What about the sign of war? I wanted to know. Silence from Maw. Well, if it was a sign, I figured, Maw would sure as hell know about it. Maw knew her signs. Maw knew what poultices cured chicken pox, how to plant and reap by the almanac.
"If talk was corn that old man couldn't buy grain," Maw grumbled at Pap's non-response.
And that was all I ever got in the way of answers about the panther and the sign of war. I would one day learn that panthers were among the first beasts killed off by the English and German settlers in our region, along with red wolves and the eastern woodland bison. And that black is just one of the color possibilities of panthers anywhere on the planet. But in that day and in our world on Shanghai Road along the drains of Sleepy Creek panthers inhabited their place alongside witches, wolf trees, milk drinking snakes and other such creatures as prowled the subconscious and gave explanation to the greater unknown.
Life for some last few of us was still animated on interior levels by the idea of such spirits.
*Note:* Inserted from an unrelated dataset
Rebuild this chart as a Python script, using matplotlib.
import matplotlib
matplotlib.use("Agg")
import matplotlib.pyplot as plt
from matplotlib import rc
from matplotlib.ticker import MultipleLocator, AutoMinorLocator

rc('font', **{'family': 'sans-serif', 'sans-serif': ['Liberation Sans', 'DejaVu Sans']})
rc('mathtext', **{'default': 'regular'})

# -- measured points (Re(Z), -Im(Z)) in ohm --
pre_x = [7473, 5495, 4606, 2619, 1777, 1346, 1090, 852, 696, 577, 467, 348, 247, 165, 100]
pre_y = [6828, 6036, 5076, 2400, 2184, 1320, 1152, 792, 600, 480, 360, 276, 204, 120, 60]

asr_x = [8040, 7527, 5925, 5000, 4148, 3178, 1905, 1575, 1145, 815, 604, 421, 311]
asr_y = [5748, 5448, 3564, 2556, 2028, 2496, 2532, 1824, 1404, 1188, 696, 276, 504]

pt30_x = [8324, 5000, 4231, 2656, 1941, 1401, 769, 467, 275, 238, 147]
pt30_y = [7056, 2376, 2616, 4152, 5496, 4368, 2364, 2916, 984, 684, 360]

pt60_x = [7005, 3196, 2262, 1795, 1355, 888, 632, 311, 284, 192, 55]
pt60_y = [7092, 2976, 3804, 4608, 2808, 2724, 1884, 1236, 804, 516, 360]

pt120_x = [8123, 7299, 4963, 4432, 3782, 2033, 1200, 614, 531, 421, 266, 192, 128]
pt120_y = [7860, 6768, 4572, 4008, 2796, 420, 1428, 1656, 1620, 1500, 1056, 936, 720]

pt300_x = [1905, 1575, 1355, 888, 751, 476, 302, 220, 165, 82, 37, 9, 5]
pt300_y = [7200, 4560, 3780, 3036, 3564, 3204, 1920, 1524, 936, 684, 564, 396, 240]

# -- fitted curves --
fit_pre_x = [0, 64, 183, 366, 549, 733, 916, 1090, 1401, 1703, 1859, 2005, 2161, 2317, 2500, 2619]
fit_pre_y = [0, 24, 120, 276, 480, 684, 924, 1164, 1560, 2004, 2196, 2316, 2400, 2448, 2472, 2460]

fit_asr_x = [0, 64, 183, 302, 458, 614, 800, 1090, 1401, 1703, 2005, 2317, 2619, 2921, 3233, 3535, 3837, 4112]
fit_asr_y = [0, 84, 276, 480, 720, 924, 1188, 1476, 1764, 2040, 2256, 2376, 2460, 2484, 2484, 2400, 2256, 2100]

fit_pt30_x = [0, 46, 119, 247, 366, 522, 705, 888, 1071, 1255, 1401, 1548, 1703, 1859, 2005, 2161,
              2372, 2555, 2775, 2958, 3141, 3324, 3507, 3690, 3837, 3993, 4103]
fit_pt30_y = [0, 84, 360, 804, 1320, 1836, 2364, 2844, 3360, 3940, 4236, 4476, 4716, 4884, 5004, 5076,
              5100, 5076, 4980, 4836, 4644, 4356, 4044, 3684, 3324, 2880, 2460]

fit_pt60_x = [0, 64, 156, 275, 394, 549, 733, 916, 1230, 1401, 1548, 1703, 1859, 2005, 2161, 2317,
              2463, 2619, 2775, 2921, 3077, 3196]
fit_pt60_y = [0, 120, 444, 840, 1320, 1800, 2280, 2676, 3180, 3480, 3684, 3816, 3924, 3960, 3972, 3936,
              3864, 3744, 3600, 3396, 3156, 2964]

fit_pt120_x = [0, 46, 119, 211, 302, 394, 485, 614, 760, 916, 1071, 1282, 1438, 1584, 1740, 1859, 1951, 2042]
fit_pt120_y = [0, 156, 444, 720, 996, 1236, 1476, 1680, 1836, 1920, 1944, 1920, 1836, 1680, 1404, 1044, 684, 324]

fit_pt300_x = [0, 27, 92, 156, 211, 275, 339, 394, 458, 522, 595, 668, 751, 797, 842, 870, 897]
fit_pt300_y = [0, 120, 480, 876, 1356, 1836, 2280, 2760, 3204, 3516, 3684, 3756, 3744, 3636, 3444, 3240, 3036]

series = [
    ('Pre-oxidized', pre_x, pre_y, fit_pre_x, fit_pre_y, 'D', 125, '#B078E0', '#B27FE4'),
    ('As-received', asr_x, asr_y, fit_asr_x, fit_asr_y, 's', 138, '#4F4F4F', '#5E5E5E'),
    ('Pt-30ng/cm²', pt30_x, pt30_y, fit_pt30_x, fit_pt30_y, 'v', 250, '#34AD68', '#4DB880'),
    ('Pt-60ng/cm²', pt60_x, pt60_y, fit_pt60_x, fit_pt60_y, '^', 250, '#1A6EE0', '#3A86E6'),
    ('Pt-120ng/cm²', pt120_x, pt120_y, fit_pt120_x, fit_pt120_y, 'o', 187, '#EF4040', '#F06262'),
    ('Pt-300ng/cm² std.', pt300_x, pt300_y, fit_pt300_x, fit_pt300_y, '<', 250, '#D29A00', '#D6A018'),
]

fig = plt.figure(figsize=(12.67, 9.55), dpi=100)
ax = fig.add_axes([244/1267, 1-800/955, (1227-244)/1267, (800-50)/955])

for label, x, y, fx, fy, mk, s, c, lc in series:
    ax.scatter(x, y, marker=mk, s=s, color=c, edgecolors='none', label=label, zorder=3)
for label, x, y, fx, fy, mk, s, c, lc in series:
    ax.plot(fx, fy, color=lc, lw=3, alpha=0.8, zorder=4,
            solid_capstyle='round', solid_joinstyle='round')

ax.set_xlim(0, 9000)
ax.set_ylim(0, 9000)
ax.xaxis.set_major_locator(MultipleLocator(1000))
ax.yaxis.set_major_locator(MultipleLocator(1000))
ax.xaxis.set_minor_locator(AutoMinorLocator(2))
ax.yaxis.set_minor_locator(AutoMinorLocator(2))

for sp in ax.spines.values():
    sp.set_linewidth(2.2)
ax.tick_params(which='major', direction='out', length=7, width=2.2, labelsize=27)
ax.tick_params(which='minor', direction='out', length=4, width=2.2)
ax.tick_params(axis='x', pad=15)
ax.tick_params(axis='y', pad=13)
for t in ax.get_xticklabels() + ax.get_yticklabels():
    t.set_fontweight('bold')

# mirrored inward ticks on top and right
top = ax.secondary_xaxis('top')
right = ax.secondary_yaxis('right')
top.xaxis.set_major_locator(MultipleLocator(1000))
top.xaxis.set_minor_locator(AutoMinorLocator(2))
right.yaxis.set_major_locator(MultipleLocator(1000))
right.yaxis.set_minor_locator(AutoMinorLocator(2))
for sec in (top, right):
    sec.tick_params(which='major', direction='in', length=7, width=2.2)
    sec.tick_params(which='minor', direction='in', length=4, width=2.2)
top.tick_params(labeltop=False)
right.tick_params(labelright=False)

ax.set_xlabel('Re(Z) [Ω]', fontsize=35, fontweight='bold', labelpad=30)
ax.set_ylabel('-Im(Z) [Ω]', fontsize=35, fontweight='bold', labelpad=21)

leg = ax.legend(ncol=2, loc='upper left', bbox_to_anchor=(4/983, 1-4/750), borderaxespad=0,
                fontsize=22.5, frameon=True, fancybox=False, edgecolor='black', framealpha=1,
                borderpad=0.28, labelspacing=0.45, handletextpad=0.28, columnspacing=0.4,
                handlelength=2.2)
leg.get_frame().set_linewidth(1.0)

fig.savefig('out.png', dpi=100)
Things both tangible and impalpable lived alongside one another with equal importance and the panther, sign of the devil's favorite anvil, war, was an augury waiting to be fulfilled. Indeed, the Korean War was going on strong at the time, though I did not know it. Yet, much as some part of my heart still wants to find truthfulness in a sign divined by my long-dead grandmother, I cannot. Our family, which has been birthing hard-eyed and willing soldiers for every American war since Lord Braddock's fatal march on the French and Indians, was never touched by the conflict that scorched Korea from 1950 to 1953. So I am left with no meaning for the sign, just its awesome impression. And even that impression is slipping away to the faintly aching netherworld now that I'm old enough to know the true meaning of the word "past."